Saturday, 8 September 2007

Killing silence

Do you allow enough time for people to come up with answers to your questions before you rephrase them? Don't be afraid of silence!
People who know me well have already learnt that I can't be in silence tooooo long: it kills me and it is one of the worst drawbacks I face when teaching. Sometimes I am so anxious that I answer my students' questions instead of letting them think and figure out what they need to know for themselves.
This is another weak point on my lessons and I will try to improve so as to be a better teacher... and if possible, a better listener.
Let me know if I am the only one that feels this pressure for talking or if I have others like me. Let's see if we can help each other.
Kisses,
Lore

4 comments:

Gladys Baya said...

Just to show you you're not alone at all: I remember some research conducted by Brown, over 20 years ago in the US. He concluded the average teacher pause (before rephrasing, for instance, when asking questions of the class) was ... 3 seconds! ;-) He argued that prevented students from processing information in order to answer anything but the silliest questions... In short, we would be preventing learning like that!

Food for thought...

Love,
Gladys

Loreley said...

I have eaten...
I will try, as usual, to keep myself monitoring and let my students think for themselves and answer what they think.
Kisses,
Lore

Flopy said...

Hi Lole, it´s me Flopy your "little sister" as you say everyone hehe.
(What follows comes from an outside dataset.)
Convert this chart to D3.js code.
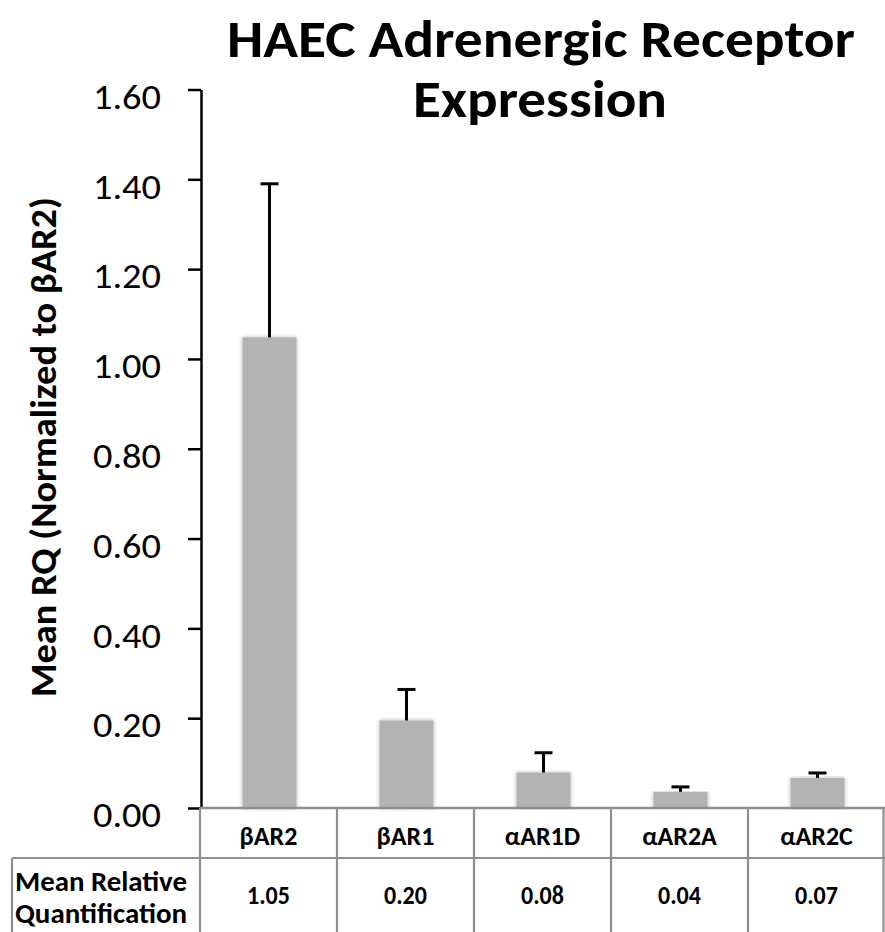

I think that you aren´t the only one who has to face that kind of "speaking too much" problem, so don´t worry. You were my teacher (few years ago), and so, I know you are a great teacher, helpful and communicative.
To sum up this comment, I would like to ask you that I need your help cause I´m loosing my grammar and speaking English knowledge, because of my "horrible university technical English" in which I lost almost everything I´ve learned for years.
Hoping hearing from you soon,
Sincerely,
Flopy.

Gladys Baya said...

Hey, now we know "being self-demanding" runs in the family!